Noland noted, and at peak periods “we might not be able to meet capacity
demands.”
And what about
those occasions when, owing to space considerations, a conductor bumps a
bicyclist--or at least his bike--from the return trip?
“It would be a pain to get the bike back,” Noland suggested.
“So people with
luggage are okay but people with bikes are not okay?” Repay pressed Noland.
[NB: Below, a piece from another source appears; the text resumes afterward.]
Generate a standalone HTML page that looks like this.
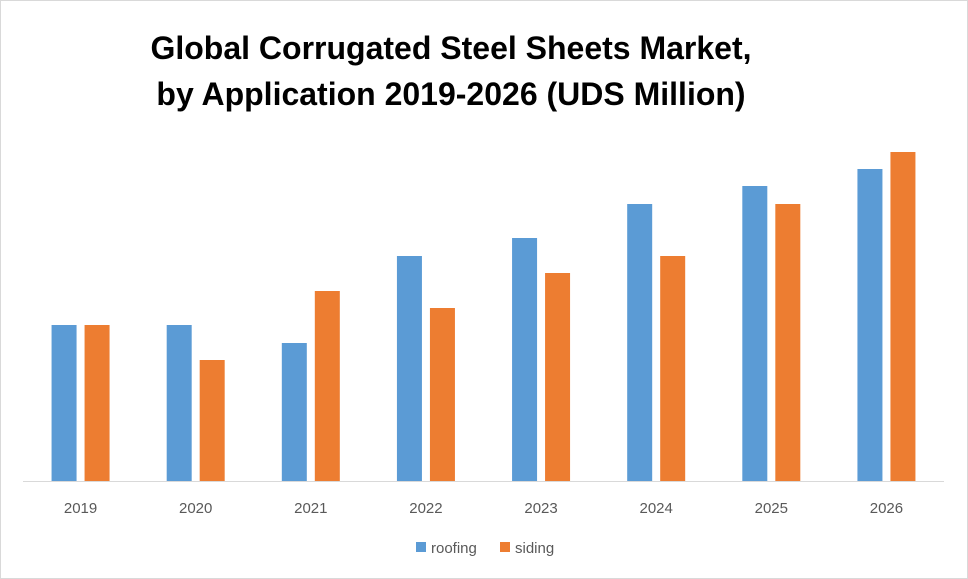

“Parents with two kids and those giant strollers are okay but people with
bikes aren’t?”
Porter County
Commissioner John Evans, R-North--and the board’s
chair--looked into the future at this point, peering over Noland’s
shoulder, and saw something he apparently didn’t much care for. “The train
crews already have a tough job,” Evans remarked. “Let’s not make them
referees.”
The discussion
ended there, unresolved.
The board’s next
step is to schedule a public open house on the Quandel recommendation,
probably in June. At some point after that, the consultants will prepare and
submit their final technical report.